When I look back on some of my first hospital admissions, I associate them with some of the worst times of my life. At only 13, the anxiety and depression that I had merely just faced before engulfed me and became almost impossible to ignore. The worst of those memories? How alone I felt. I have two younger sisters, so once I became accustomed to hospital life my parents weren’t able to stay with me at night. And with work during the day, our visits were just visits, and I was alone many days and nights. Don’t get me wrong, I understand. I understand my parents did and are doing the very best they can to keep our family afloat, and that meant dividing their time between me in the hospital and work. Despite having an incredible support team, I did spend many days alone and relied on the resources and people in the hospital to keep me smiling and feeling safe.

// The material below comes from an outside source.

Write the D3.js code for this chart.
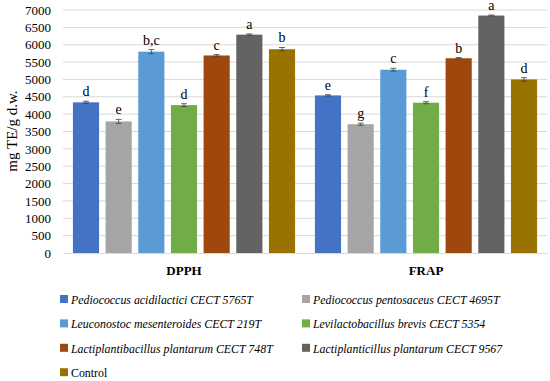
<!DOCTYPE html>
<meta charset="utf-8">
<style>
body { margin: 0; background: #fff; }
.grid line { stroke: #d9d9d9; stroke-width: 1px; }
.axis--y path, .axis--y line { display: none; }
.axis--x path { stroke: #d9d9d9; }
.axis--x line { display: none; }
</style>
<svg width="550" height="381"></svg>
<script src="https://d3js.org/d3.v7.min.js"></script>
<script>

var assays = ["DPPH", "FRAP"];
var strains = [
  "Pediococcus acidilactici CECT 5765T",
  "Pediococcus pentosaceus CECT 4695T",
  "Leuconostoc mesenteroides CECT 219T",
  "Levilactobacillus brevis CECT 5354",
  "Lactiplantibacillus plantarum CECT 748T",
  "Lactiplanticillus plantarum CECT 9567",
  "Control"
];
var colors = ["#4472c4", "#a5a5a5", "#5b9bd5", "#70ad47", "#9e480e", "#636363", "#997300"];

var dpph = [4340, 3790, 5800, 4260, 5690, 6290, 5870];
var frap = [4540, 3710, 5280, 4330, 5610, 6840, 5000];
var dpphErr = [30, 60, 60, 40, 25, 20, 50];
var frapErr = [20, 30, 40, 30, 20, 15, 50];
var dpphLetters = ["d", "e", "b,c", "d", "c", "a", "b"];
var frapLetters = ["e", "g", "c", "f", "b", "a", "d"];
var yTicks = d3.range(0, 7001, 500);

var values = { DPPH: dpph, FRAP: frap };
var errors = { DPPH: dpphErr, FRAP: frapErr };
var letters = { DPPH: dpphLetters, FRAP: frapLetters };

var serif = '"Liberation Serif", "DejaVu Serif", serif';

var svg = d3.select("svg"),
    margin = {top: 10, right: 3, bottom: 128, left: 63},
    width = +svg.attr("width") - margin.left - margin.right,
    height = +svg.attr("height") - margin.top - margin.bottom,
    g = svg.append("g").attr("transform", "translate(" + margin.left + "," + margin.top + ")");

// legend font sized so the first entry is about as wide as in the picture
var probe = svg.append("text")
    .attr("font-family", serif)
    .attr("font-size", 14)
    .attr("font-style", "italic")
    .text(strains[0]);
var legendSize = 14 * 182 / probe.node().getComputedTextLength();
probe.remove();

var x0 = d3.scaleBand()
    .domain(assays)
    .range([0, width])
    .paddingInner(0.055)
    .paddingOuter(0.0275);

var x1 = d3.scaleBand()
    .domain(d3.range(strains.length))
    .range([0, x0.bandwidth()])
    .paddingInner(0.2)
    .paddingOuter(0.1);

var y = d3.scaleLinear()
    .domain([0, 7000])
    .range([height, 0]);

// gridlines
g.append("g")
    .attr("class", "grid")
  .selectAll("line")
  .data(yTicks.slice(1))
  .enter().append("line")
    .attr("x1", 0)
    .attr("x2", width)
    .attr("y1", function(d) { return y(d); })
    .attr("y2", function(d) { return y(d); });

g.append("g")
    .attr("class", "axis axis--y")
    .call(d3.axisLeft(y).tickValues(yTicks).tickFormat(d3.format("d")).tickSize(0).tickPadding(12))
    .attr("font-family", serif)
    .attr("font-size", 13)
    .selectAll("text")
    .attr("fill", "#000");

var groups = g.selectAll(".group")
  .data(assays)
  .enter().append("g")
    .attr("class", "group")
    .attr("transform", function(d) { return "translate(" + x0(d) + ",0)"; });

var rows = groups.selectAll(".bar")
  .data(function(a) {
    return values[a].map(function(v, i) {
      return {i: i, v: v, e: errors[a][i], l: letters[a][i]};
    });
  })
  .enter().append("g");

rows.append("rect")
    .attr("x", function(d) { return x1(d.i); })
    .attr("y", function(d) { return y(d.v); })
    .attr("width", x1.bandwidth())
    .attr("height", function(d) { return height - y(d.v); })
    .attr("fill", function(d) { return colors[d.i]; });

// error bars
var ebar = rows.append("g").attr("stroke", "#404040").attr("stroke-width", 0.8);
ebar.append("line")
    .attr("x1", function(d) { return x1(d.i) + x1.bandwidth() / 2; })
    .attr("x2", function(d) { return x1(d.i) + x1.bandwidth() / 2; })
    .attr("y1", function(d) { return y(d.v + d.e); })
    .attr("y2", function(d) { return y(d.v - d.e); });
ebar.selectAll(".cap")
  .data(function(d) { return [d.v + d.e, d.v - d.e].map(function(v) { return {i: d.i, v: v}; }); })
  .enter().append("line")
    .attr("x1", function(d) { return x1(d.i) + x1.bandwidth() / 2 - 3; })
    .attr("x2", function(d) { return x1(d.i) + x1.bandwidth() / 2 + 3; })
    .attr("y1", function(d) { return y(d.v); })
    .attr("y2", function(d) { return y(d.v); });

rows.append("text")
    .attr("x", function(d) { return x1(d.i) + x1.bandwidth() / 2; })
    .attr("y", function(d) { return y(d.v + d.e) - 5; })
    .attr("text-anchor", "middle")
    .attr("font-family", serif)
    .attr("font-size", 14)
    .text(function(d) { return d.l; });

g.append("g")
    .attr("class", "axis axis--x")
    .attr("transform", "translate(0," + height + ")")
    .call(d3.axisBottom(x0).tickSize(0).tickPadding(13).tickSizeOuter(0))
    .attr("font-family", serif)
    .attr("font-size", 13)
    .selectAll("text")
    .attr("fill", "#000")
    .attr("font-weight", "bold");

svg.append("text")
    .attr("transform", "translate(17,131) rotate(-90)")
    .attr("text-anchor", "middle")
    .attr("font-family", serif)
    .attr("font-size", 15)
    .text("mg TE/g d.w.");

// legend
var legend = svg.append("g").selectAll("g")
  .data(strains)
  .enter().append("g")
    .attr("transform", function(d, i) {
      return "translate(" + (i % 2 ? 302 : 60) + "," + (300 + Math.floor(i / 2) * 24.4) + ")";
    });

legend.append("rect")
    .attr("x", 0)
    .attr("y", -5)
    .attr("width", 8)
    .attr("height", 8)
    .attr("fill", function(d, i) { return colors[i]; });

legend.append("text")
    .attr("x", 11)
    .attr("y", 0)
    .attr("dy", "0.32em")
    .attr("font-family", serif)
    .attr("font-size", legendSize)
    .attr("font-style", function(d) { return d == "Control" ? "normal" : "italic"; })
    .text(function(d) { return d; });

</script>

There was one night that I was lying in bed during a long admission, and it was just after my mom had left that I broke down in tears (as I usually do). I cried and cried, and for some reason, I couldn’t stop. The silence of my quiet, dark and empty room was so overwhelmingly loud and prevalent. I cried because I hated feeling alone. I was anxious and afraid, I yearned for home, I knew a discharge wasn’t in the near future and I just wept. That night I was so fed up with the reality I was forced to live and couldn’t change. I had two choices: to give up or give back. I could let the depression consume me, I could let the pain overtake me and I could let the exhaustion silence me. Or I could fight like hell to make sure no child ever had to lie in a hospital bed and cry for the reasons that I did. I’m sure you can assume which one I chose.
By deciding to give back, I have a reason to keep going. I’ve met so many kids with stories and hearts beyond their years. Over the years I have made connections with patients and their parents via social media, and I’ve attempted to create a movement that I still haven’t named. It comes with the promise of the company of not another nurse, doctor, family member or volunteer, but the promise of a friend who can understand what it’s like to lie in that hospital bed. It’s the promise of time spent with someone who won’t be intimidated by their reality or surroundings, it’s the promise of comfort in the form of a cozy blanket or a snuggle and it’s the promise of laughter through movies or conversation.
For parents, it’s the promise of someone to love their children and understand their reality, it’s the promise of comfort that they can run down for a coffee or head home to be with their other children, it’s the promise of assurance and reassurance and it’s the promise of understanding and companionship.
For me, it’s the promise of a reason to get through every bad day and appreciate every good day, the promise of a reason to smile and persevere and the promise of a love that is a profound gift to give and receive.
I know that so long as I have those beautiful hearts to love, I will always have a reason to fight. I will always have a reason to persevere. It’s funny because I always thought that by giving back I would be helping others, but it has also helped me so much more than I can even begin to explain and more than I could have ever anticipated.
The promise that I made that night lying in my hospital bed was the beginning of a new era — a newfound love and appreciation for life, a different sense of gratitude, a deeper meaning to my purpose and a profound healing that has brought more restoration and relief than any medication or doctor could offer. My illnesses have altered and taken away so much of the way life used to be for me, but they will never take away my drive, love and ability to give back. So long as another child fights a battle they shouldn’t have, my heart and arms will always be open to them.
In all of these years of being sick, I’ve learned many lessons, but I had no idea that the greatest lesson I could learn was within myself — through the magnitude of the love and desire in my heart and the power of two open arms.